Google News has been a favorite site of mine for several years when I want to find news articles about a particular topic, or see a variety of takes on a topic. As those who use Google News know, it also features various international versions on the bottom of the page one might selet.
Several weeks ago, I decided to check out a few of the international Google News sites. Those sites included South Africa. Since then, each time I hit Google News I now get the South African version. This isn’t a serious issue. The news on the page is in English and I’d say less than a third of the stories are about Africa while the rest are primarily international or U.S. stories you’d normally see on Google News. It is also easy enough to scroll down to the bottom and click on the U.S. version. But I don’t understand why the South African site has hijacked my Google. I want my American Google dammit!

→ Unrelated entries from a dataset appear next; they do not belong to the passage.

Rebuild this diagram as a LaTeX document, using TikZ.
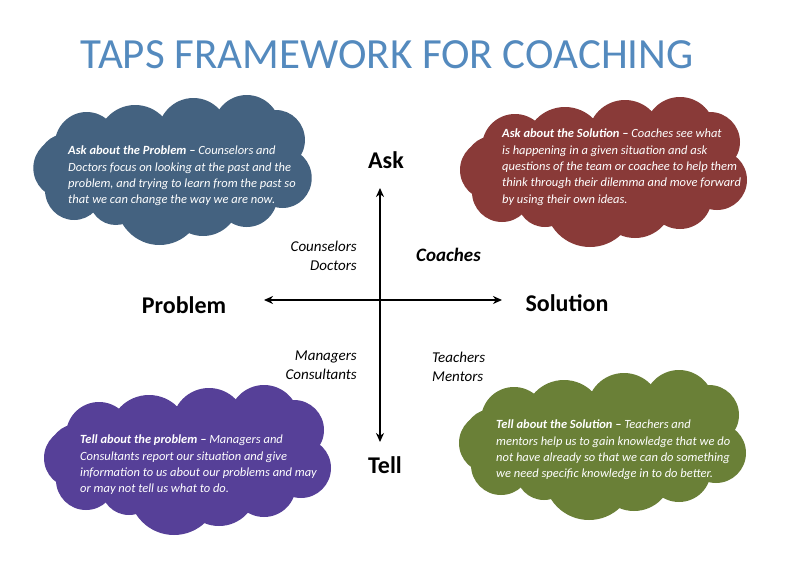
\documentclass[tikz,border=0pt]{standalone}
\usepackage{fontspec}
\setmainfont{Carlito}
\usetikzlibrary{arrows.meta}
\definecolor{titleblue}{RGB}{84,138,190}
\definecolor{cblue}{RGB}{68,98,128}
\definecolor{cred}{RGB}{137,58,56}
\definecolor{cpurple}{RGB}{86,64,152}
\definecolor{cgreen}{RGB}{106,128,55}
\newcommand{\puffs}{-115/-2/30, -103/20/30, -60/27/28, -15/30/45, 30/28/38, 75/25/32, 112/8/30, 105/-30/30, 75/-40/35, 20/-35/37, -40/-25/40, -90/-25/33, -112/-8/28}
\tikzset{
  pics/puffcloud/.style={code={
    \foreach \dx/\dy/\r in \puffs {\draw[white, line width=1.8pt] (\dx,\dy) circle[radius=\r];}
    \foreach \dx/\dy/\r in \puffs {\fill[#1] (\dx,\dy) circle[radius=\r];}
    \fill[#1] (0,0) ellipse[x radius=110, y radius=48];
  }},
  cloudtext/.style={text=white, font=\fontsize{12.5}{16.3}\selectfont\itshape, align=left, inner sep=0pt},
  axislabel/.style={font=\fontsize{24}{26}\selectfont\bfseries, inner sep=0pt},
  rolelabel/.style={font=\fontsize{15}{19.5}\selectfont\itshape, inner sep=0pt},
  axisline/.style={line width=2.2pt, -{Stealth[length=9pt,width=8pt]}}
}
\begin{document}
\begin{tikzpicture}[x=1pt,y=-1pt]
\useasboundingbox (0,0) rectangle (796,562);
\node[font=\fontsize{43}{46}\selectfont, text=titleblue] (title) at (387,55) {TAPS FRAMEWORK FOR COACHING};

\pic[xscale=0.97] at (174,170) {puffcloud=cblue};
\node[cloudtext, anchor=north west] (t1) at (68,146) {\textbf{Ask about the Problem –} Counselors and\\Doctors focus on looking at the past and the\\problem, and trying to learn from the past so\\that we can change the way we are now.};

\pic at (605,172) {puffcloud=cred};
\node[cloudtext, anchor=north west] (t2) at (502,129) {\textbf{Ask about the Solution –} Coaches see what\\is happening in a given situation and ask\\questions of the team or coachee to help them\\think through their dilemma and move forward\\by using their own ideas.};

\pic at (189,460) {puffcloud=cpurple};
\node[cloudtext, anchor=north west] (t3) at (80,435) {\textbf{Tell about the problem –} Managers and\\Consultants report our situation and give\\information to us about our problems and may\\or may not tell us what to do.};

\pic at (604,445) {puffcloud=cgreen};
\node[cloudtext, anchor=north west] (t4) at (496,420) {\textbf{Tell about the Solution –} Teachers and\\mentors help us to gain knowledge that we do\\not have already so that we can do something\\we need specific knowledge in to do better.};

\coordinate (o) at (380,300);
\coordinate (top) at (380,188);
\coordinate (bot) at (380,442);
\coordinate (lft) at (264,300);
\coordinate (rgt) at (502,300);
\draw[axisline] (o) -- (top);
\draw[axisline] (o) -- (bot);
\draw[axisline] (o) -- (lft);
\draw[axisline] (o) -- (rgt);

\node[axislabel] (ask) at (386,160) {Ask};
\node[axislabel] (tell) at (385,465) {Tell};
\node[axislabel] (prob) at (184,305) {Problem};
\node[axislabel] (sol) at (567,303) {Solution};

\node[rolelabel, align=right, anchor=east] (cd) at (357,256) {Counselors\\Doctors};
\node[rolelabel, font=\fontsize{19}{22}\selectfont\bfseries\itshape, anchor=west] (coach) at (416,255) {Coaches};
\node[rolelabel, align=right, anchor=east] (mc) at (357,365) {Managers\\Consultants};
\node[rolelabel, align=left, anchor=west] (tm) at (432,367) {Teachers\\Mentors};
\end{tikzpicture}
\end{document}
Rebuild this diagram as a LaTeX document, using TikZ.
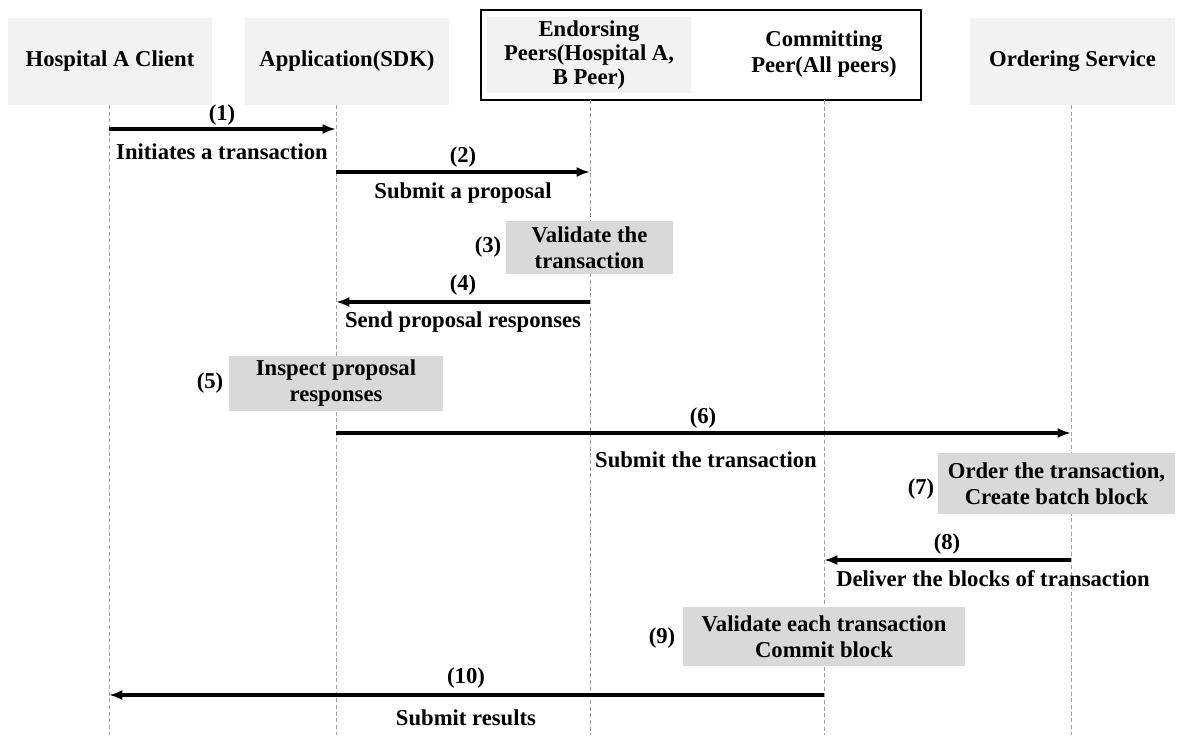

Speaking of Google News, I think maybe it was there where on Saturday I found a news article about a potential coup in Fiji. Granted, the story is not one that would shake loose a lot of international interest unless you regularly travel to Fiji, are planning to go or have relatives (or live) in Fiji. I spent a night in Suva, Fiji, when I was on a Navy destroyer about 28 years ago. While I thought the place was pretty in a tropical way, it seemed rather dismal over all. Nonetheless, I decided to see what little I could find on the Web about Fiji and its military history. Interestingly enough, it seemed that the first modern military operation it undertook was with the Ku Klux Klan, according to the Republic of Fiji Military Forces Web site:
“In 1872 the Royal Army successfully undertook its first operation against the Klu Klux Klan, a political organization of white settlers at Levuka which had offered armed resistance to Cakobau’s government.”
By Cakobau, I take it they mean the Fijian chief and warlord, Seru Epenisa Cakobau, who ceded his island to Queen Victoria. According to his Wikipedia entry, Cakobau also was a reformed cannibal. I suppose he found the British who made the long journey to the Pacific island a bit too difficult to clean before eating.